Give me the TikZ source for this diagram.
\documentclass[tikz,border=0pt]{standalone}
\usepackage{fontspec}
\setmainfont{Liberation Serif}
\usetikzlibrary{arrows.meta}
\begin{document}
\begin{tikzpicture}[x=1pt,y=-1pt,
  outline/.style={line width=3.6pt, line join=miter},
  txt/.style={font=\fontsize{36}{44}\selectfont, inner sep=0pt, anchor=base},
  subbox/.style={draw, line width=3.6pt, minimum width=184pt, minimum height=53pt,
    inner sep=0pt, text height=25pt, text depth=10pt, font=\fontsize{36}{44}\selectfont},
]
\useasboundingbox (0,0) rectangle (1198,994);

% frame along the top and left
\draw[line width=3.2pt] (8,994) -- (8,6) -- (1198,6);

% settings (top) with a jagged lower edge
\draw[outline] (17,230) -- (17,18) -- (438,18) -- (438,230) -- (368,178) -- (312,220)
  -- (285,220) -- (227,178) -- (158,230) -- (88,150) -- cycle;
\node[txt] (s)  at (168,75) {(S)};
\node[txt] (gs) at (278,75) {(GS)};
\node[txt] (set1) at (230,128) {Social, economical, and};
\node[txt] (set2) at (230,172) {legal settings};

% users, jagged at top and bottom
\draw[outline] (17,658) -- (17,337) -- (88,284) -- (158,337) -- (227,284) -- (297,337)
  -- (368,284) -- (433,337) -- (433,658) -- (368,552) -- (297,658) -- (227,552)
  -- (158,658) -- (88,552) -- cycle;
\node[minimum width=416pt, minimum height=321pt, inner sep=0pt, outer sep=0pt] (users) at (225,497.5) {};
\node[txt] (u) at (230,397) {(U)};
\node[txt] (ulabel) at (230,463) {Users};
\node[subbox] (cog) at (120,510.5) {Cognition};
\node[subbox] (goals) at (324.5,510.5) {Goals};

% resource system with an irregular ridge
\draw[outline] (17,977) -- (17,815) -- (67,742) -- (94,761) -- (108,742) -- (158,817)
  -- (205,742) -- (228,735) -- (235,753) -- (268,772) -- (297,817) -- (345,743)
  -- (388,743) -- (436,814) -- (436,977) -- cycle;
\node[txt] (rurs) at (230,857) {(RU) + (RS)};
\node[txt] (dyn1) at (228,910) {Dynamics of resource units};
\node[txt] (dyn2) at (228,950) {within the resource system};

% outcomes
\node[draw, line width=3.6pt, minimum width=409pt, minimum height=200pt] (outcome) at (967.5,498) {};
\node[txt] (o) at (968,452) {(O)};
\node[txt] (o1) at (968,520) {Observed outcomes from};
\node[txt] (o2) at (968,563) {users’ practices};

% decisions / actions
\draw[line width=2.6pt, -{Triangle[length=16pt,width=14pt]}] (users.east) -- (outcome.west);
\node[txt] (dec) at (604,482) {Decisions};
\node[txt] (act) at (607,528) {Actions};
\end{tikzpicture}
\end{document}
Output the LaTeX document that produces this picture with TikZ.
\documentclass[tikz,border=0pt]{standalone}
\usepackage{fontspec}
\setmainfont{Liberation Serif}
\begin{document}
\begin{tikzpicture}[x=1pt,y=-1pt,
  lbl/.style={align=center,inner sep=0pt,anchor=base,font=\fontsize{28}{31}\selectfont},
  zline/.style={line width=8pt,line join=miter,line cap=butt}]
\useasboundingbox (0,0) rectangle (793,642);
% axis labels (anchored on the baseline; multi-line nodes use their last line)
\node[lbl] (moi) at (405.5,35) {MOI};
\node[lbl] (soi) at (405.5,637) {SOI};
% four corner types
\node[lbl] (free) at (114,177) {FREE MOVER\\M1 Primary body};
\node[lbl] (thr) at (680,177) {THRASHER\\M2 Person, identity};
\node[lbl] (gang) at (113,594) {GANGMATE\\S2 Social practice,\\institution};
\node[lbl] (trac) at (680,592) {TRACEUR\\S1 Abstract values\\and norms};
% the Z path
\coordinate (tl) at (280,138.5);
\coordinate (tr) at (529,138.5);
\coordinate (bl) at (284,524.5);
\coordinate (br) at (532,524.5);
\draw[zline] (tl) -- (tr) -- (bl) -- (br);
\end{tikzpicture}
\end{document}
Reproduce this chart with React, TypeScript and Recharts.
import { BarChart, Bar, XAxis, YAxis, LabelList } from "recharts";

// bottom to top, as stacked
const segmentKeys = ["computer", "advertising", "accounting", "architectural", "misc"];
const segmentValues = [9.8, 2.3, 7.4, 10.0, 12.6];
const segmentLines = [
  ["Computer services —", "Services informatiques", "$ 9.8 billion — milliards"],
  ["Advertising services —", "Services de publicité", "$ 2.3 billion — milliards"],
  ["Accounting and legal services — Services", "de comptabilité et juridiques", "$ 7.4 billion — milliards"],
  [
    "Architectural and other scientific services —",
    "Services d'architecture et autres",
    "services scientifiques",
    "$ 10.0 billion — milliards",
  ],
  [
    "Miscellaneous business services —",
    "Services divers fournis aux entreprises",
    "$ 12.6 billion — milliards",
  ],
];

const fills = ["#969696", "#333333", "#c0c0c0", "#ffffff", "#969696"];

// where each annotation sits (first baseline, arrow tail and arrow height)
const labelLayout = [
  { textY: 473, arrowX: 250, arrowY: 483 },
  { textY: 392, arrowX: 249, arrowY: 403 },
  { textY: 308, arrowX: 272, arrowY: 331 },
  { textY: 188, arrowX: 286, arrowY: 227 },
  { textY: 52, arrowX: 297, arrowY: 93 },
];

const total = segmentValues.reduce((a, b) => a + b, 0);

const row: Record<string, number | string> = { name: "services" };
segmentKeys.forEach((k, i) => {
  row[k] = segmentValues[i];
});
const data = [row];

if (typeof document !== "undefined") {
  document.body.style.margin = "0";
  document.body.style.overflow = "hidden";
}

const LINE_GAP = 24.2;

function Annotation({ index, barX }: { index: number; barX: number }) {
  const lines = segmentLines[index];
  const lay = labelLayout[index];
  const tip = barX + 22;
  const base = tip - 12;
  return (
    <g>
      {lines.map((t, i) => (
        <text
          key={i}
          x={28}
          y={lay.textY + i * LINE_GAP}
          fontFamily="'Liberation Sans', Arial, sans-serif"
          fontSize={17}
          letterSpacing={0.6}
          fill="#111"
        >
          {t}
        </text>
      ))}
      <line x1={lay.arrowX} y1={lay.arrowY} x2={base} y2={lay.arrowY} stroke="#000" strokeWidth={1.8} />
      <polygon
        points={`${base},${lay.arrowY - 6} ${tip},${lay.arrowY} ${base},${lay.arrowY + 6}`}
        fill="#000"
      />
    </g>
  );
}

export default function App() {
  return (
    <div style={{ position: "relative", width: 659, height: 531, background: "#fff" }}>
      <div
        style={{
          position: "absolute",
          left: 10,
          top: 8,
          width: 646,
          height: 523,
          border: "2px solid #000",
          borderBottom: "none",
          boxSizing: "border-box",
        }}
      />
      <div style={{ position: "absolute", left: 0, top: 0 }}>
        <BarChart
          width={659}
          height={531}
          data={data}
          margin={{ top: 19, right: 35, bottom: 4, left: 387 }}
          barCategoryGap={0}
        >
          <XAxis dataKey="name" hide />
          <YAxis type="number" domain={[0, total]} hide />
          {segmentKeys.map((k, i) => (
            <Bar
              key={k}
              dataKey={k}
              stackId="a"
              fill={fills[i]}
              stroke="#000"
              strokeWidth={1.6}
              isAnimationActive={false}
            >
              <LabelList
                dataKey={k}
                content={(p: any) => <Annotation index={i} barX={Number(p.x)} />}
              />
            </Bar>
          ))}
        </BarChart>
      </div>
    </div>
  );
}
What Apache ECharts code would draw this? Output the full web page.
_____
What is asked: Copy the entries above exactly, leaving none out.

Written answer:
Give me the TikZ source for this diagram.
\documentclass[tikz,border=0pt]{standalone}
\usepackage{fontspec}
\setmainfont{Liberation Serif}
\usetikzlibrary{arrows.meta}
\begin{document}
\begin{tikzpicture}[x=1pt,y=-1pt,
  outline/.style={line width=3.6pt, line join=miter},
  txt/.style={font=\fontsize{36}{44}\selectfont, inner sep=0pt, anchor=base},
  subbox/.style={draw, line width=3.6pt, minimum width=184pt, minimum height=53pt,
    inner sep=0pt, text height=25pt, text depth=10pt, font=\fontsize{36}{44}\selectfont},
]
\useasboundingbox (0,0) rectangle (1198,994);

% frame along the top and left
\draw[line width=3.2pt] (8,994) -- (8,6) -- (1198,6);

% settings (top) with a jagged lower edge
\draw[outline] (17,230) -- (17,18) -- (438,18) -- (438,230) -- (368,178) -- (312,220)
  -- (285,220) -- (227,178) -- (158,230) -- (88,150) -- cycle;
\node[txt] (s)  at (168,75) {(S)};
\node[txt] (gs) at (278,75) {(GS)};
\node[txt] (set1) at (230,128) {Social, economical, and};
\node[txt] (set2) at (230,172) {legal settings};

% users, jagged at top and bottom
\draw[outline] (17,658) -- (17,337) -- (88,284) -- (158,337) -- (227,284) -- (297,337)
  -- (368,284) -- (433,337) -- (433,658) -- (368,552) -- (297,658) -- (227,552)
  -- (158,658) -- (88,552) -- cycle;
\node[minimum width=416pt, minimum height=321pt, inner sep=0pt, outer sep=0pt] (users) at (225,497.5) {};
\node[txt] (u) at (230,397) {(U)};
\node[txt] (ulabel) at (230,463) {Users};
\node[subbox] (cog) at (120,510.5) {Cognition};
\node[subbox] (goals) at (324.5,510.5) {Goals};

% resource system with an irregular ridge
\draw[outline] (17,977) -- (17,815) -- (67,742) -- (94,761) -- (108,742) -- (158,817)
  -- (205,742) -- (228,735) -- (235,753) -- (268,772) -- (297,817) -- (345,743)
  -- (388,743) -- (436,814) -- (436,977) -- cycle;
\node[txt] (rurs) at (230,857) {(RU) + (RS)};
\node[txt] (dyn1) at (228,910) {Dynamics of resource units};
\node[txt] (dyn2) at (228,950) {within the resource system};

% outcomes
\node[draw, line width=3.6pt, minimum width=409pt, minimum height=200pt] (outcome) at (967.5,498) {};
\node[txt] (o) at (968,452) {(O)};
\node[txt] (o1) at (968,520) {Observed outcomes from};
\node[txt] (o2) at (968,563) {users’ practices};

% decisions / actions
\draw[line width=2.6pt, -{Triangle[length=16pt,width=14pt]}] (users.east) -- (outcome.west);
\node[txt] (dec) at (604,482) {Decisions};
\node[txt] (act) at (607,528) {Actions};
\end{tikzpicture}
\end{document}
Output the LaTeX document that produces this picture with TikZ.
\documentclass[tikz,border=0pt]{standalone}
\usepackage{fontspec}
\setmainfont{Liberation Serif}
\begin{document}
\begin{tikzpicture}[x=1pt,y=-1pt,
  lbl/.style={align=center,inner sep=0pt,anchor=base,font=\fontsize{28}{31}\selectfont},
  zline/.style={line width=8pt,line join=miter,line cap=butt}]
\useasboundingbox (0,0) rectangle (793,642);
% axis labels (anchored on the baseline; multi-line nodes use their last line)
\node[lbl] (moi) at (405.5,35) {MOI};
\node[lbl] (soi) at (405.5,637) {SOI};
% four corner types
\node[lbl] (free) at (114,177) {FREE MOVER\\M1 Primary body};
\node[lbl] (thr) at (680,177) {THRASHER\\M2 Person, identity};
\node[lbl] (gang) at (113,594) {GANGMATE\\S2 Social practice,\\institution};
\node[lbl] (trac) at (680,592) {TRACEUR\\S1 Abstract values\\and norms};
% the Z path
\coordinate (tl) at (280,138.5);
\coordinate (tr) at (529,138.5);
\coordinate (bl) at (284,524.5);
\coordinate (br) at (532,524.5);
\draw[zline] (tl) -- (tr) -- (bl) -- (br);
\end{tikzpicture}
\end{document}
Reproduce this chart with React, TypeScript and Recharts.
import { BarChart, Bar, XAxis, YAxis, LabelList } from "recharts";

// bottom to top, as stacked
const segmentKeys = ["computer", "advertising", "accounting", "architectural", "misc"];
const segmentValues = [9.8, 2.3, 7.4, 10.0, 12.6];
const segmentLines = [
  ["Computer services —", "Services informatiques", "$ 9.8 billion — milliards"],
  ["Advertising services —", "Services de publicité", "$ 2.3 billion — milliards"],
  ["Accounting and legal services — Services", "de comptabilité et juridiques", "$ 7.4 billion — milliards"],
  [
    "Architectural and other scientific services —",
    "Services d'architecture et autres",
    "services scientifiques",
    "$ 10.0 billion — milliards",
  ],
  [
    "Miscellaneous business services —",
    "Services divers fournis aux entreprises",
    "$ 12.6 billion — milliards",
  ],
];

const fills = ["#969696", "#333333", "#c0c0c0", "#ffffff", "#969696"];

// where each annotation sits (first baseline, arrow tail and arrow height)
const labelLayout = [
  { textY: 473, arrowX: 250, arrowY: 483 },
  { textY: 392, arrowX: 249, arrowY: 403 },
  { textY: 308, arrowX: 272, arrowY: 331 },
  { textY: 188, arrowX: 286, arrowY: 227 },
  { textY: 52, arrowX: 297, arrowY: 93 },
];

const total = segmentValues.reduce((a, b) => a + b, 0);

const row: Record<string, number | string> = { name: "services" };
segmentKeys.forEach((k, i) => {
  row[k] = segmentValues[i];
});
const data = [row];

if (typeof document !== "undefined") {
  document.body.style.margin = "0";
  document.body.style.overflow = "hidden";
}

const LINE_GAP = 24.2;

function Annotation({ index, barX }: { index: number; barX: number }) {
  const lines = segmentLines[index];
  const lay = labelLayout[index];
  const tip = barX + 22;
  const base = tip - 12;
  return (
    <g>
      {lines.map((t, i) => (
        <text
          key={i}
          x={28}
          y={lay.textY + i * LINE_GAP}
          fontFamily="'Liberation Sans', Arial, sans-serif"
          fontSize={17}
          letterSpacing={0.6}
          fill="#111"
        >
          {t}
        </text>
      ))}
      <line x1={lay.arrowX} y1={lay.arrowY} x2={base} y2={lay.arrowY} stroke="#000" strokeWidth={1.8} />
      <polygon
        points={`${base},${lay.arrowY - 6} ${tip},${lay.arrowY} ${base},${lay.arrowY + 6}`}
        fill="#000"
      />
    </g>
  );
}

export default function App() {
  return (
    <div style={{ position: "relative", width: 659, height: 531, background: "#fff" }}>
      <div
        style={{
          position: "absolute",
          left: 10,
          top: 8,
          width: 646,
          height: 523,
          border: "2px solid #000",
          borderBottom: "none",
          boxSizing: "border-box",
        }}
      />
      <div style={{ position: "absolute", left: 0, top: 0 }}>
        <BarChart
          width={659}
          height={531}
          data={data}
          margin={{ top: 19, right: 35, bottom: 4, left: 387 }}
          barCategoryGap={0}
        >
          <XAxis dataKey="name" hide />
          <YAxis type="number" domain={[0, total]} hide />
          {segmentKeys.map((k, i) => (
            <Bar
              key={k}
              dataKey={k}
              stackId="a"
              fill={fills[i]}
              stroke="#000"
              strokeWidth={1.6}
              isAnimationActive={false}
            >
              <LabelList
                dataKey={k}
                content={(p: any) => <Annotation index={i} barX={Number(p.x)} />}
              />
            </Bar>
          ))}
        </BarChart>
      </div>
    </div>
  );
}
What Apache ECharts code would draw this? Output the full web page.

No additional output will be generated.